I suppose it's partly that there's this huge body of canon from all the books and appendices, half of which I haven't read and feel intimidated over.


Me, too! And I've never written fanfiction of a book before. Probably wouldn't have considered it if there hadn't been a movie made.

Then there's the problem of whether to write in a pastiche JRRT style or not. It's much easier not to even make the attempt, but I rarely enjoy reading the results when people have essentially put the canon characters into modern dress. And Tolkien pastiche, as I am learning to my cost, is much harder than it looks -- even if one sticks to attempting to imitate just one of his many styles.

Very much harder than it looks. Can Tolkien fanfic be written in modern vernacular without being "modern dress?"

Until the movies there was no physical hook to hang characters on, and now one has to contend with those movie characters who are not at all how one's mental picture imagined. (I loved Sean Bean's Boromir, but he doesn't look at all like my mental Boromir.)

Oh, the movie made it easier for me. As I said, I'd never written fanfiction on a book. I don't know if I could, but the movie, by putting faces and bodies on the characters helped me to integrate them fully into my imagination. And since I saw the movie before I read the books, my mental picture of the characters matches the movie pretty closely.

There's also the problem of coming to terms with writing in a very different universe from our own, where one can't, say, characterise someone by what clothes they wear / car they drive / books they read. That's also true of sf universes, but there feels to be more room to manoeuvre somehow, at least in Blake's 7, I've never tried writing Trek or Babylon5.

I've never seen Blake's 7 so we're even there. I do write Trek though, and we lose the "clothes they wear" for characterization because so many just wear the Starfleet uniform. Although I guess that says something of their personality as well. But then so does the way Legolas dresses. No cars, but ST people do read books. LOTR characters heard stories and tales and learned history. That Legolas could recite most of the Nimrodel story by heart shows that he has some interest in it, so it says something of his personality. There are things that characterize them; we just have to look for them.

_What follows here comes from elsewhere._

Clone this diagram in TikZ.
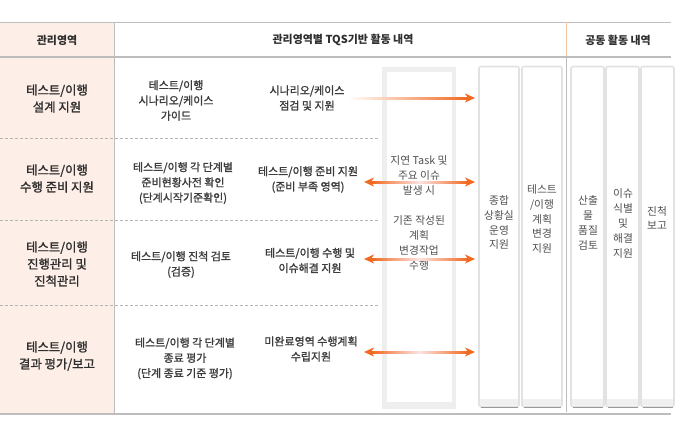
\documentclass[tikz,border=0pt]{standalone}
\usepackage{fontspec}
\setmainfont{Noto Sans CJK KR}
\newfontfamily\medfont[FakeBold=1.4]{Noto Sans CJK KR}
\usetikzlibrary{arrows.meta,calc}
\definecolor{pinkbg}{HTML}{FDEFE8}
\definecolor{linegray}{HTML}{BDBDBD}
\definecolor{dashgray}{HTML}{B5B5B5}
\definecolor{boxgray}{HTML}{E2E2E2}
\definecolor{bandgray}{HTML}{F0F0F0}
\definecolor{shadowgray}{HTML}{9A9A9A}
\definecolor{arrorange}{HTML}{F26A21}
\definecolor{arrred}{HTML}{EC5560}
\definecolor{arrpale}{HTML}{FBE3E3}
\definecolor{txtdark}{HTML}{2E2E2E}
\definecolor{txtmid}{HTML}{3C3C3C}
\definecolor{txtlight}{HTML}{505050}
\definecolor{tanline}{HTML}{F0C4A4}
\begin{document}
\begin{tikzpicture}[x=1bp,y=-1bp,
  hdr/.style={font=\bfseries\fontsize{11}{14}\selectfont, text=txtdark, inner sep=0},
  area/.style={font=\medfont\fontsize{12.4}{17}\selectfont, text=txtdark, align=center, inner sep=0},
  act/.style={font=\medfont\fontsize{11}{15.3}\selectfont, text=txtmid, align=center, inner sep=0},
  boxtxt/.style={font=\fontsize{10.8}{15}\selectfont, text=txtlight, align=center, inner sep=0},
  colbox/.style={draw=boxgray, line width=1.6bp, fill=white, rounded corners=2bp, inner sep=0, outer sep=0, minimum width=40bp, minimum height=340bp},
  sepline/.style={draw=dashgray, line width=0.8bp, dash pattern=on 3bp off 2bp},
  tip/.style={draw=arrorange, line width=2bp, -{Stealth[length=10bp,width=9bp,inset=3bp]}}
]
\useasboundingbox (0,0) rectangle (699,426);
\fill[white] (0,0) rectangle (699,426);
% pink left column
\fill[pinkbg] (0,22) rectangle (114,414);
% table lines
\draw[linegray, line width=1bp] (0,22) -- (671,22);
\draw[linegray, line width=2.2bp] (0,57) -- (671,57);
\draw[linegray, line width=1.2bp] (0,414) -- (671,414);
\draw[linegray, line width=1bp] (114,22) -- (114,414);
\draw[tanline, line width=1bp] (566,22) -- (566,56);
\draw[linegray, line width=1bp] (566,58) -- (566,412);
% dashed separators
\draw[sepline] (0,138) -- (380,138);
\draw[sepline] (0,220) -- (380,220);
\draw[sepline] (0,305) -- (380,305);
% header texts
\node[hdr] (h1) at (57,40) {관리영역};
\node[hdr] (h2) at (343,40) {관리영역별 TQS기반 활동 내역};
\node[hdr] (h3) at (618,40) {공동 활동 내역};
% left column
\node[area] (r1) at (57,98.5) {테스트/이행\\설계 지원};
\node[area] (r2) at (57,178.5) {테스트/이행\\수행 준비 지원};
\node[area] (r3) at (57,264) {테스트/이행\\진행관리 및\\진척관리};
\node[area] (r4) at (57,356) {테스트/이행\\결과 평가/보고};
% second column
\node[act] (g1) at (176,100.5) {테스트/이행\\시나리오/케이스\\가이드};
\node[act] (g2) at (183,183) {테스트/이행 각 단계별\\준비현황사전 확인\\(단계시작기준확인)};
\node[act] (g3) at (181,264.5) {테스트/이행 진척 검토\\(검증)};
\node[act] (g4) at (185,358.5) {테스트/이행 각 단계별\\종료 평가\\(단계 종료 기준 평가)};
% third column
\node[act] (s1) at (307,98) {시나리오/케이스\\점검 및 지원};
\node[act] (s2) at (308,179.5) {테스트/이행 준비 지원\\(준비 부족 영역)};
\node[act] (s3) at (310,260.5) {테스트/이행 수행 및\\이슈해결 지원};
\node[act] (s4) at (311,349) {미완료영역 수행계획\\수립지원};
% big box
\node[fill=boxgray!60, inner sep=0, minimum width=74bp, minimum height=342bp] (big) at (419,238) {};
\fill[white] (387,72) rectangle (452,401.5);
\node[boxtxt] (bigt) at (419,213) {지연 Task 및\\주요 이슈\\발생 시\\[15bp]기존 작성된\\계획\\변경작업\\수행};
% column boxes
\foreach \nm/\cx/\w in {c1/499/40, c2/542/40, c3/587.5/33, c4/622.5/33, c5/657.5/33}{
  \node[colbox, minimum width=\w bp] (\nm) at (\cx,236.5) {};
  \fill[bandgray] ([xshift=1bp,yshift=8bp]\nm.south west) rectangle ([xshift=-1bp,yshift=1.2bp]\nm.south east);
  \draw[shadowgray, line width=1.2bp] ([xshift=1.5bp,yshift=-0.6bp]\nm.south west) -- ([xshift=-1.5bp,yshift=-0.6bp]\nm.south east);
}
\node[boxtxt] (c1t) at (499,222.5) {종합\\상황실\\운영\\지원};
\node[boxtxt] (c2t) at (542,219) {테스트\\/이행\\계획\\변경\\지원};
\node[boxtxt] (c3t) at (588,222.5) {산출\\물\\품질\\검토};
\node[boxtxt] (c4t) at (623,223.5) {이슈\\식별\\및\\해결\\지원};
\node[boxtxt] (c5t) at (657,218) {진척\\보고};
% arrows
\coordinate (a1s) at (348,98);  \coordinate (a1e) at (475,98);
\coordinate (a2s) at (364,182); \coordinate (a2e) at (475,182);
\coordinate (a3s) at (364,259); \coordinate (a3e) at (475,259);
\coordinate (a4s) at (364,352); \coordinate (a4e) at (475,352);
\shade[left color=white, middle color=arrred, right color=arrorange]
  ([yshift=1bp]a1s) rectangle ([xshift=-8bp,yshift=-1bp]a1e);
\draw[tip] ([xshift=-9bp]a1e) -- (a1e);
\foreach \s/\e in {a2s/a2e, a3s/a3e, a4s/a4e}{
  \shade[left color=arrorange, middle color=arrred, right color=arrpale]
    ([xshift=8bp,yshift=1bp]\s) rectangle ([yshift=-1bp]$(\s)!0.5!(\e)$);
  \shade[left color=arrpale, middle color=arrred, right color=arrorange]
    ([yshift=1bp]$(\s)!0.5!(\e)$) rectangle ([xshift=-8bp,yshift=-1bp]\e);
  \draw[tip] ([xshift=9bp]\s) -- (\s);
  \draw[tip] ([xshift=-9bp]\e) -- (\e);
}
\end{tikzpicture}
\end{document}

I never write anything in the modern time so I guess those things never occurred to me to be a hindrance.

--Ainaechoiriel

 

 

Re: Writing tips for new authors

Nessime wrote:
I admit that when I was 15 and madly in love with Eomer I might have been accused of wanting to write a Mary Sue" fanfic

You could write one, using the excuse that it is for the Mary Sue Challenge we have here... I know I made full advantage of that...

 

 

Re: Writing tips for new authors

If I was still 15 I probably would! Oh, heck, maybe I will. After all, I have often been accused of not acting my age!

P.S. I just glanced at your bio and noted that you started reading Tolkien at the same age I did. Only I was your age back in 1970 (there, now those who do the math know how old I am!).

 

 

Re: Writing tips for new authors

Thanks for your great advice.  I really enjoyed it.  Maybe you can give me some input about where to submit original fantasy short fiction.  I'm aware of a few magazines, but since I'm a new writer, I'm sure there's probably a lot out there I haven't been exposed to.  Do you have any ideas?